6. SEO can create durable marketplace demand
Tutoring marketplaces often win demand over time through structured, search-friendly landing pages. Subject pages, location pages, profile pages, and long-tail combinations can become meaningful acquisition assets when the information architecture is strong.
This only works when the pages are genuinely useful and the underlying supply is real. Thin pages and duplicate structures do not create durable advantage. But when marketplace content mirrors real user intent, SEO can become one of the most efficient growth channels in the system.
This is one reason marketplaces with strong taxonomy, clear entity structure, and disciplined content operations can outperform competitors that think only in app features.
7. Marketplace operations determine whether the product ages well
A tutor marketplace is not “done” when the platform is launched. It is a long-running operating system for matching, trust, support, classification, and commercial follow-through.
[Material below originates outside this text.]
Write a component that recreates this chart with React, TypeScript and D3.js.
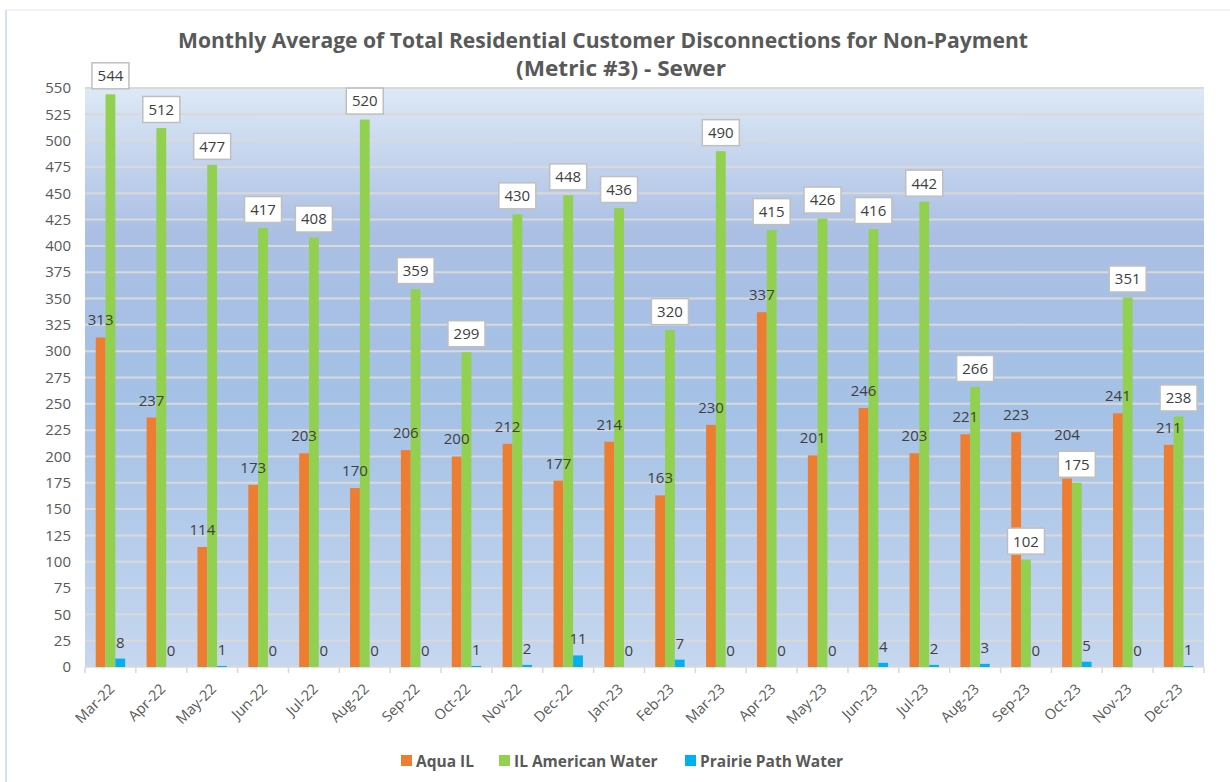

That means the best long-term improvements are often operational: cleaner moderation, better profile guidance, stronger support handling, better categorization, improved payment flows, and sharper search behavior. These changes are less flashy than a redesign, but they usually matter more.
For companies building in this space, the key lesson is simple: treat the marketplace as a living operational system, not only as a product interface.
For a broader view of the kinds of systems Konordo operates around marketplaces, payments, and booking workflows, see Konordo products.
Bottom line
The biggest lesson from running a tutor marketplace is that the real product is reliable matching supported by trust, search quality, and disciplined operations.
If you improve those foundations consistently, the marketplace becomes more useful to both sides and more defensible over time. If you ignore them, extra features will not save the system.